«E, ao publicar em Halle
o Cancioneiro da Ajuda, aponta os nomes dos poetas satíricos mais
antigos: Joan Soares de Paiva, Fernan Rodrigues de Calheiros, Fernan Paes de
Talamancos e Martin Soárez, sendo este o fidalgo-trovador mais velho de quantos
conhecemos, diz ela. E ajunta, pouco depois: «foi na corte de Alfonso X que se
geraram as principaes cantigas de escarnho e maldizer, algumas das quaes se
guardavam de certo bem fechadas, e foram a custo arrancadas aos esconderijos».
Ao tratar da época
medieval, em Lições de Literatura Portuguesa, Rodrigues Lapa dedica
páginas sugestivas, não só em torno das cantigas de escárnio e maldizer, em geral,
mas também em torno das suas relações com a Provença e alguns temas principais
que as agrupam.
Mais perto dos nossos
dias, Manuel de Aguiar oferece ao leitor ‘uma galeria de caricaturas’:
- O nobre ou «ricome»;
- Papa, bispos e clérigos;
- O trovador;
- A soldadeira;
- Os supersticiosos;
- Os maus juízes;
- Os perdidos de amor;
- O mentiroso;
- Os defeitos físicos;
- Os tipos miúdos.
Enfim, dentre os estrangeiros,
isolamos Kenneth Scholberg e a sua distribuição das cantigas de escárnio e maldizer.

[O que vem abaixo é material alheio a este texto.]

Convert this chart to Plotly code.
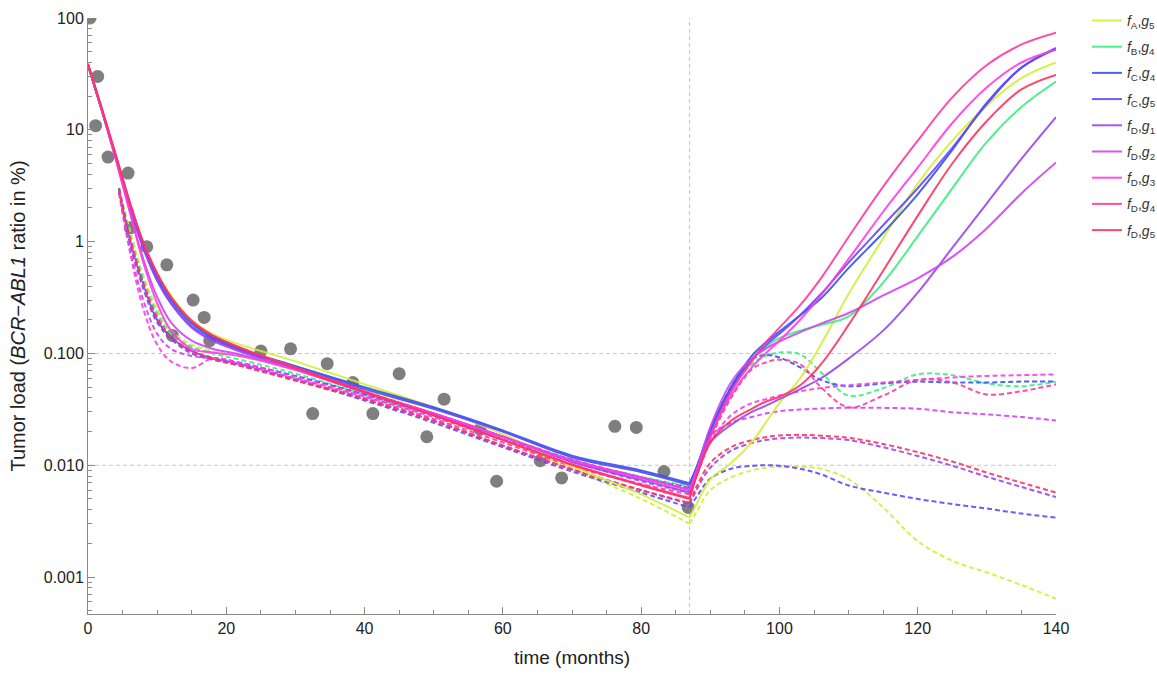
import plotly.graph_objects as go

# ---------------- data ----------------
obs_t = [0.3, 1.4, 1.1, 2.9, 5.8, 6.1, 8.5, 11.4, 15.2, 16.8, 12.2, 17.6, 25.0, 29.3,
         34.6, 32.5, 38.3, 41.2, 45.0, 49.0, 51.5, 56.7, 59.1, 65.4, 68.5, 76.2, 79.3,
         83.3, 86.8]
obs_v = [100, 30, 10.9, 5.7, 4.1, 1.33, 0.90, 0.62, 0.30, 0.21, 0.145, 0.13, 0.105, 0.11,
         0.081, 0.029, 0.055, 0.029, 0.066, 0.018, 0.039, 0.021, 0.0072, 0.011, 0.0077,
         0.0223, 0.0218, 0.0088, 0.0042]

T1_SOLID = [0, 2, 4, 6, 8, 10, 12, 15, 18, 22, 30, 40, 50, 60, 70, 80, 87]
T1_DASH = [4.5, 6, 8, 10, 12, 15, 18, 22, 30, 40, 50, 60, 70, 80, 87]
T2 = [87, 88, 90, 93, 96, 98, 100, 103, 106, 110, 115, 120, 125, 130, 135, 140]

models = ["fA_g5", "fB_g4", "fC_g4", "fC_g5", "fD_g1", "fD_g2", "fD_g3", "fD_g4", "fD_g5"]
labels = {
    "fA_g5": "<i>f</i><sub>A</sub>,<i>g</i><sub>5</sub>",
    "fB_g4": "<i>f</i><sub>B</sub>,<i>g</i><sub>4</sub>",
    "fC_g4": "<i>f</i><sub>C</sub>,<i>g</i><sub>4</sub>",
    "fC_g5": "<i>f</i><sub>C</sub>,<i>g</i><sub>5</sub>",
    "fD_g1": "<i>f</i><sub>D</sub>,<i>g</i><sub>1</sub>",
    "fD_g2": "<i>f</i><sub>D</sub>,<i>g</i><sub>2</sub>",
    "fD_g3": "<i>f</i><sub>D</sub>,<i>g</i><sub>3</sub>",
    "fD_g4": "<i>f</i><sub>D</sub>,<i>g</i><sub>4</sub>",
    "fD_g5": "<i>f</i><sub>D</sub>,<i>g</i><sub>5</sub>",
}
colors = {
    "fA_g5": "#d0f03a", "fB_g4": "#3cee80", "fC_g4": "#3355ee", "fC_g5": "#6a44ff",
    "fD_g1": "#9b45f0", "fD_g2": "#d045f5", "fD_g3": "#ff3ce6", "fD_g4": "#ff3aa0",
    "fD_g5": "#ff3360",
}

# solid curves, first phase (T1_SOLID)
solid1 = {
    "fA_g5": [38, 15, 5.8, 2.2, 0.97, 0.52, 0.33, 0.2, 0.15, 0.12, 0.085, 0.053, 0.033, 0.019, 0.0098, 0.0055, 0.0034],
    "fB_g4": [38, 15, 5.8, 2.2, 0.95, 0.5, 0.31, 0.19, 0.14, 0.11, 0.077, 0.049, 0.032, 0.02, 0.0118, 0.0087, 0.0066],
    "fC_g4": [38, 15, 5.8, 2.2, 0.93, 0.48, 0.3, 0.185, 0.14, 0.11, 0.077, 0.05, 0.033, 0.0205, 0.0122, 0.009, 0.0069],
    "fC_g5": [38, 15, 5.7, 2.1, 0.88, 0.45, 0.28, 0.175, 0.135, 0.107, 0.075, 0.048, 0.032, 0.02, 0.0118, 0.0087, 0.0067],
    "fD_g1": [38, 15, 5.7, 2.1, 0.88, 0.45, 0.28, 0.17, 0.13, 0.104, 0.072, 0.045, 0.029, 0.018, 0.0107, 0.0074, 0.0057],
    "fD_g2": [38, 15, 5.5, 1.9, 0.7, 0.32, 0.19, 0.13, 0.11, 0.098, 0.072, 0.045, 0.029, 0.018, 0.011, 0.0077, 0.006],
    "fD_g3": [38, 15, 5.5, 1.9, 0.65, 0.28, 0.16, 0.11, 0.102, 0.095, 0.071, 0.045, 0.029, 0.018, 0.011, 0.0078, 0.006],
    "fD_g4": [39, 15.5, 6, 2.3, 0.98, 0.52, 0.32, 0.195, 0.145, 0.113, 0.075, 0.046, 0.028, 0.017, 0.0102, 0.0067, 0.0051],
    "fD_g5": [39, 15.5, 6, 2.3, 0.98, 0.52, 0.32, 0.195, 0.145, 0.112, 0.074, 0.045, 0.028, 0.0168, 0.0101, 0.0066, 0.005],
}
# dashed curves, first phase (T1_DASH)
dash1 = {
    "fA_g5": [3.0, 1.3, 0.5, 0.25, 0.16, 0.12, 0.105, 0.095, 0.072, 0.047, 0.029, 0.017, 0.0092, 0.005, 0.003],
    "fB_g4": [3.0, 1.2, 0.46, 0.23, 0.15, 0.115, 0.1, 0.088, 0.066, 0.043, 0.028, 0.018, 0.0112, 0.0079, 0.0065],
    "fC_g4": [3.0, 1.1, 0.42, 0.2, 0.14, 0.105, 0.092, 0.082, 0.063, 0.043, 0.028, 0.018, 0.0112, 0.0078, 0.0063],
    "fC_g5": [2.8, 1.0, 0.38, 0.19, 0.135, 0.1, 0.088, 0.078, 0.058, 0.038, 0.024, 0.0145, 0.0088, 0.0057, 0.0042],
    "fD_g1": [2.8, 1.05, 0.4, 0.2, 0.14, 0.105, 0.09, 0.08, 0.059, 0.039, 0.025, 0.015, 0.0092, 0.006, 0.0045],
    "fD_g2": [2.7, 0.9, 0.3, 0.15, 0.11, 0.095, 0.09, 0.08, 0.06, 0.041, 0.027, 0.017, 0.0108, 0.0072, 0.0057],
    "fD_g3": [2.7, 0.85, 0.25, 0.12, 0.085, 0.074, 0.09, 0.083, 0.062, 0.042, 0.028, 0.018, 0.0112, 0.0078, 0.0062],
    "fD_g4": [2.9, 1.1, 0.42, 0.21, 0.14, 0.105, 0.09, 0.078, 0.058, 0.04, 0.026, 0.016, 0.0098, 0.0068, 0.0055],
    "fD_g5": [2.9, 1.1, 0.42, 0.21, 0.14, 0.105, 0.09, 0.078, 0.057, 0.039, 0.025, 0.015, 0.0092, 0.006, 0.0046],
}
# solid curves, second phase (T2)
solid2 = {
    "fA_g5": [0.0034, 0.0045, 0.0075, 0.0105, 0.016, 0.024, 0.036, 0.06, 0.12, 0.34, 1.07, 3.3, 8.0, 16.5, 29, 40],
    "fB_g4": [0.0066, 0.0095, 0.02, 0.048, 0.088, 0.115, 0.137, 0.16, 0.18, 0.215, 0.43, 1.12, 3.0, 7.8, 16, 27],
    "fC_g4": [0.0069, 0.0095, 0.021, 0.05, 0.095, 0.125, 0.157, 0.22, 0.31, 0.58, 1.2, 2.65, 6.6, 17.5, 36, 53],
    "fC_g5": [0.0067, 0.0095, 0.02, 0.048, 0.088, 0.118, 0.15, 0.22, 0.34, 0.65, 1.4, 3.0, 6.9, 17, 36, 54],
    "fD_g1": [0.0057, 0.0085, 0.016, 0.023, 0.03, 0.034, 0.039, 0.048, 0.06, 0.09, 0.16, 0.35, 0.88, 2.2, 5.5, 13],
    "fD_g2": [0.006, 0.009, 0.022, 0.055, 0.09, 0.11, 0.128, 0.155, 0.185, 0.23, 0.33, 0.47, 0.73, 1.32, 2.7, 5.1],
    "fD_g3": [0.006, 0.0085, 0.018, 0.042, 0.075, 0.1, 0.13, 0.2, 0.33, 0.7, 1.85, 4.6, 11.5, 24, 40, 52],
    "fD_g4": [0.0051, 0.008, 0.018, 0.045, 0.085, 0.125, 0.17, 0.27, 0.47, 1.1, 3.1, 8.0, 19.5, 38, 58, 74],
    "fD_g5": [0.005, 0.008, 0.016, 0.025, 0.032, 0.037, 0.041, 0.052, 0.08, 0.18, 0.55, 1.7, 5.0, 12, 23, 31],
}
# dashed curves, second phase (T2)
dash2 = {
    "fA_g5": [0.003, 0.0038, 0.006, 0.0078, 0.009, 0.0095, 0.0097, 0.0097, 0.0093, 0.0075, 0.0042, 0.0021, 0.0014, 0.0011, 0.00085, 0.00064],
    "fB_g4": [0.0065, 0.0095, 0.02, 0.048, 0.08, 0.095, 0.102, 0.098, 0.068, 0.042, 0.049, 0.065, 0.064, 0.054, 0.051, 0.056],
    "fC_g4": [0.0063, 0.009, 0.02, 0.05, 0.088, 0.097, 0.092, 0.075, 0.058, 0.051, 0.054, 0.056, 0.055, 0.055, 0.056, 0.056],
    "fC_g5": [0.0042, 0.0052, 0.0076, 0.0093, 0.0099, 0.01, 0.0099, 0.0093, 0.0083, 0.0066, 0.0057, 0.005, 0.0045, 0.0041, 0.0037, 0.0034],
    "fD_g1": [0.0045, 0.006, 0.0095, 0.0135, 0.0158, 0.0168, 0.0174, 0.0177, 0.0175, 0.0168, 0.0145, 0.0121, 0.0099, 0.0079, 0.0064, 0.0052],
    "fD_g2": [0.0057, 0.008, 0.018, 0.024, 0.027, 0.029, 0.0305, 0.0315, 0.0322, 0.0327, 0.0326, 0.032, 0.0298, 0.0285, 0.027, 0.0252],
    "fD_g3": [0.0062, 0.008, 0.016, 0.028, 0.036, 0.039, 0.042, 0.046, 0.049, 0.052, 0.055, 0.058, 0.061, 0.063, 0.064, 0.065],
    "fD_g4": [0.0055, 0.008, 0.017, 0.04, 0.072, 0.083, 0.088, 0.08, 0.05, 0.033, 0.042, 0.058, 0.055, 0.043, 0.046, 0.053],
    "fD_g5": [0.0046, 0.0064, 0.0105, 0.0145, 0.0168, 0.0178, 0.0185, 0.0187, 0.0184, 0.0176, 0.0155, 0.0131, 0.0108, 0.0086, 0.007, 0.0057],
}

x_ticks = [0, 20, 40, 60, 80, 100, 120, 140]
y_ticks = [0.001, 0.01, 0.1, 1, 10, 100]
y_ticktext = ["0.001", "0.010", "0.100", "1", "10", "100"]
treatment_stop = 87

# ---------------- figure ----------------
FONT = "Liberation Sans, Arial, sans-serif"
fig = go.Figure()

fig.add_trace(go.Scatter(
    x=obs_t, y=obs_v, mode="markers", showlegend=False,
    marker=dict(size=13, color="#7f7f7f", line=dict(width=0)),
    hoverinfo="skip"))

DASH = "5px,3px"
for m in models:
    c = colors[m]
    fig.add_trace(go.Scatter(x=T1_DASH, y=dash1[m], mode="lines", legendgroup=m,
                             showlegend=False, opacity=0.9,
                             line=dict(color=c, width=2, dash=DASH, shape="spline")))
    fig.add_trace(go.Scatter(x=T2, y=dash2[m], mode="lines", legendgroup=m,
                             showlegend=False, opacity=0.9,
                             line=dict(color=c, width=2, dash=DASH, shape="spline")))
for m in models:
    c = colors[m]
    fig.add_trace(go.Scatter(x=T1_SOLID, y=solid1[m], mode="lines", legendgroup=m,
                             name=labels[m], showlegend=True, opacity=0.9,
                             line=dict(color=c, width=2, shape="spline")))
    fig.add_trace(go.Scatter(x=T2, y=solid2[m], mode="lines", legendgroup=m,
                             showlegend=False, opacity=0.9,
                             line=dict(color=c, width=2, shape="spline")))

minor_y = [k * 10 ** e for e in range(-4, 2) for k in range(2, 10)]
minor_y = [v for v in minor_y if 0.00046 < v < 100]

grid_style = dict(color="#c8c8c8", width=1, dash="4px,3px")
fig.add_shape(type="line", xref="paper", x0=0, x1=1, yref="y", y0=0.1, y1=0.1,
              line=grid_style, layer="below")
fig.add_shape(type="line", xref="paper", x0=0, x1=1, yref="y", y0=0.01, y1=0.01,
              line=grid_style, layer="below")
fig.add_shape(type="line", xref="x", x0=treatment_stop, x1=treatment_stop, yref="paper",
              y0=0, y1=1, line=grid_style, layer="below")

axis_col = "#8a8a8a"
fig.update_layout(
    width=1157, height=673,
    margin=dict(l=88, r=101, t=18, b=59, autoexpand=False),
    paper_bgcolor="white", plot_bgcolor="white",
    font=dict(family=FONT, color="#222"),
    showlegend=True,
    legend=dict(x=1.032, y=1.022, xanchor="left", yanchor="top",
                font=dict(size=14, family=FONT, color="#333"),
                bgcolor="rgba(0,0,0,0)", tracegroupgap=5, itemwidth=30),
    xaxis=dict(range=[0, 140], tickmode="array", tickvals=x_ticks,
               ticks="inside", ticklen=7, tickcolor=axis_col, tickwidth=1,
               showline=True, linecolor=axis_col, linewidth=1, showgrid=False,
               zeroline=False, tickfont=dict(size=16, color="#222"),
               minor=dict(tickmode="linear", tick0=0, dtick=5, ticks="inside",
                          ticklen=4, tickcolor=axis_col, showgrid=False),
               title=dict(text="time (months)", font=dict(size=19, color="#222"),
                          standoff=14)),
    yaxis=dict(type="log", range=[-3.33, 2.0], tickmode="array", tickvals=y_ticks,
               ticktext=y_ticktext, ticks="inside", ticklen=7, tickcolor=axis_col,
               tickwidth=1, showline=True, linecolor=axis_col, linewidth=1,
               showgrid=False, zeroline=False, tickfont=dict(size=16, color="#222"),
               minor=dict(tickmode="array", tickvals=minor_y, ticks="inside",
                          ticklen=4, tickcolor=axis_col, showgrid=False),
               title=dict(text="Tumor load (<i>BCR</i>\u2212<i>ABL1</i> ratio in %)",
                          font=dict(size=20, color="#222"), standoff=12)),
)

fig.write_html("out.html", config={"displayModeBar": False},
               post_script="document.body.style.margin='0';")
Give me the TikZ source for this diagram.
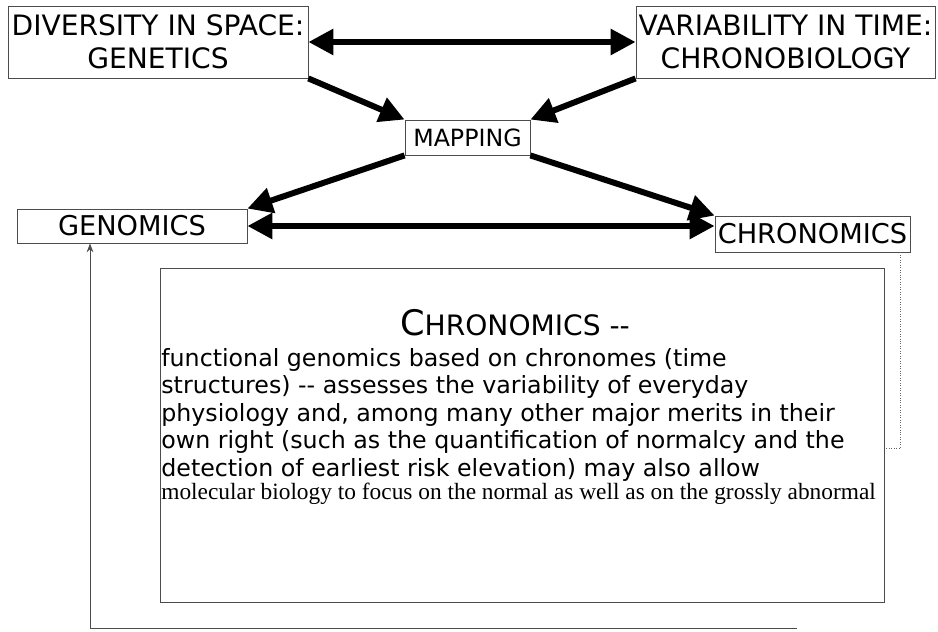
\documentclass[tikz,border=0pt]{standalone}
\usepackage{fontspec}
\setmainfont{DejaVu Sans}
\newfontfamily\timesfont{Liberation Serif}
\usetikzlibrary{arrows.meta}

\begin{document}
\begin{tikzpicture}
[x=0.02cm, y=-0.02cm,
 box/.style={draw=black!70, line width=0.5pt, inner sep=0pt, align=center},
 bigarrow/.style={line width=3.4pt, -{Triangle[length=0.5cm,width=0.5cm]}},
 twoarrow/.style={line width=3.4pt, {Triangle[length=0.5cm,width=0.5cm]}-{Triangle[length=0.5cm,width=0.5cm]}}]
\useasboundingbox (0,0) rectangle (938,632);

% the five boxes
\node [box, minimum width=6cm, minimum height=1.44cm, font=\fontsize{16}{18.5}\selectfont]
  (genetics) at (158,42) {DIVERSITY IN SPACE:\\GENETICS};
\node [box, minimum width=5.98cm, minimum height=1.44cm, font=\fontsize{16}{18.5}\selectfont]
  (chrono) at (785.5,42) {VARIABILITY IN TIME:\\CHRONOBIOLOGY};
\node [box, minimum width=2.5cm, minimum height=0.7cm, font=\fontsize{13.5}{15}\selectfont]
  (mapping) at (467.5,137.5) {MAPPING};
\node [box, minimum width=4.6cm, minimum height=0.68cm, font=\fontsize{15.5}{18}\selectfont]
  (genomics) at (132,226) {GENOMICS};
\node [box, minimum width=3.9cm, minimum height=0.72cm, font=\fontsize{15.5}{18}\selectfont]
  (chronomics) at (812.5,234) {CHRONOMICS};

% definition box
\node [box, minimum width=14.5cm, minimum height=6.68cm] (defbox) at (522.5,435) {};
\node [anchor=base] (deftitle) at (515,335)
  {{\fontsize{20}{22}\selectfont C}{\fontsize{16}{18}\selectfont HRONOMICS -{}-}};
\node [anchor=base west, inner sep=0pt, align=left, font=\fontsize{13.5}{15.6}\selectfont]
  (deftext) at (161,499)
  {functional genomics based on chronomes (time\\
   structures) -{}- assesses the variability of everyday\\
   physiology and, among many other major merits in their\\
   own right (such as the quantification of normalcy and the\\
   detection of earliest risk elevation) may also allow\\[-2.6pt]
   {\timesfont\fontsize{13.3}{15}\selectfont molecular biology to focus on the normal as well as on the grossly abnormal}};

% thick arrows
\draw [twoarrow] (genetics.east) -- (chrono.west);
\draw [bigarrow] (genetics.south east) -- (mapping.north west);
\draw [bigarrow] (chrono.south west) -- (mapping.north east);
\draw [bigarrow] (mapping.south west) -- (genomics.north east);
\draw [bigarrow] (mapping.south east) -- (chronomics.north west);
\draw [twoarrow] (genomics.east) -- (genomics.east -| chronomics.west);

% thin links
\draw [densely dotted, black!60] ([xshift=-0.2cm]chronomics.south east)
  |- ([yshift=-0.26cm]defbox.east);
\coordinate (loopend) at (797,628);
\coordinate (loopcorner) at (90,628);
\draw [black!70, -{Stealth[length=5pt]}] (loopend) -- (loopcorner) -- (loopcorner |- genomics.south);
\end{tikzpicture}
\end{document}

Como agrupar toda a bicharia da Arca de Noé? Em muitos ou poucos grupos? Num
livro breve, temos de optar por uma coisa e, quando muito, insinuar o que fica
na sombra, e é mais do que pensamos. Manuel de Aguiar, em nota final, aponta
uma enorme litania de tipos caricaturais, que um dia poderão sair do limbo em que
os deixou:
- o esfomeado, o miserável, o pedinchão, o parasita, o medroso, o traidor, o fanfarrão, o pretensioso, o clérigo comilão e metido em brigas, as freiras mundanas, o coxo, o careca, a mulher gorducha, a mulher feia, a coscuvilheira, o tímido diante da sua dama, o plagiador de versos, o mau trovador, o supersticioso, o agoirento, o astrólogo, o mau médico, o juiz peitável, o amoroso lamechas, o interesseiro em casar rico, o avarento, o caloteiro, etc.
Tudo, porém, tem os seus
limites, e é bom que os vindouros tenham que fazer. Ao agruparmos cantigas de
escárnio e maldizer, não procurámos saber, antes, como os outros tinham feito. Só
depois. E assim, ora coincidimos pela força dos textos, ora nos metemos por
caminhos diferentes, devido a critérios e gostos diversos. Abrimos pelas sátiras
de alcance ecuménico e que podem cifrar-se nesta frase dos velhos de agora: Os
tempos vão maus!
Sátiras dos tempos maus
Joan Soárez Coelho troça
cruelmente de João Fernandes, com feições de mouro, por a mulher ser amiga dum
escravo. Na cantiga seguinte, insiste neste caso, mas alarga a sátira à
história daquele tempo: Anda perturbado o mundo, João Fernandes. O Imperador levantou-se
contra Roma, vieram os Tártaros e, agora, vemos-te com intenção de abalar para
a Terra Santa.
Ora, nas profecias do
fim do mundo, é este um dos quinze sinais: andar o mundo baralhado e o mouro fazer-se
cruzado. João Fernandes, acreditai em mim, que sou bom letrado! É sinal de já
ter nascido o Anticristo. Martin Moxa, por seu lado, também fala, dos tempos do
Anticristo. Há guerras, injustiças, ambições e falta o juízo, e a mesura. Hospital
ou igreja, romeiro, fidalgo ou religioso, tudo é desrespeitado, por bom que
seja. Forçam as mulheres, roubam nos caminhos, não temem alcaides nem
meirinhos, antes acham sempre quem os proteja. Ninguém defende os agricultores,
as vinhas e as herdades ficam por
cultivar, não há com que pagar as rendas e perdem-se as honras. É um serventês moral bem digno do visionarismo de Martin Moxa, sério e
pensativo, embora mordaz e sarcástico. Segundo Lang, compôs ele estas poesias
em tempo del-rei Sancho II». In Mário Martins, A Sátira na Literatura medieval
Portuguesa (séculos XIII e XIV), Biblioteca Breve, Série Literatura, volume 8,
Instituto de Cultura e Língua Portuguesa, Centro Virtual Camões, 1986.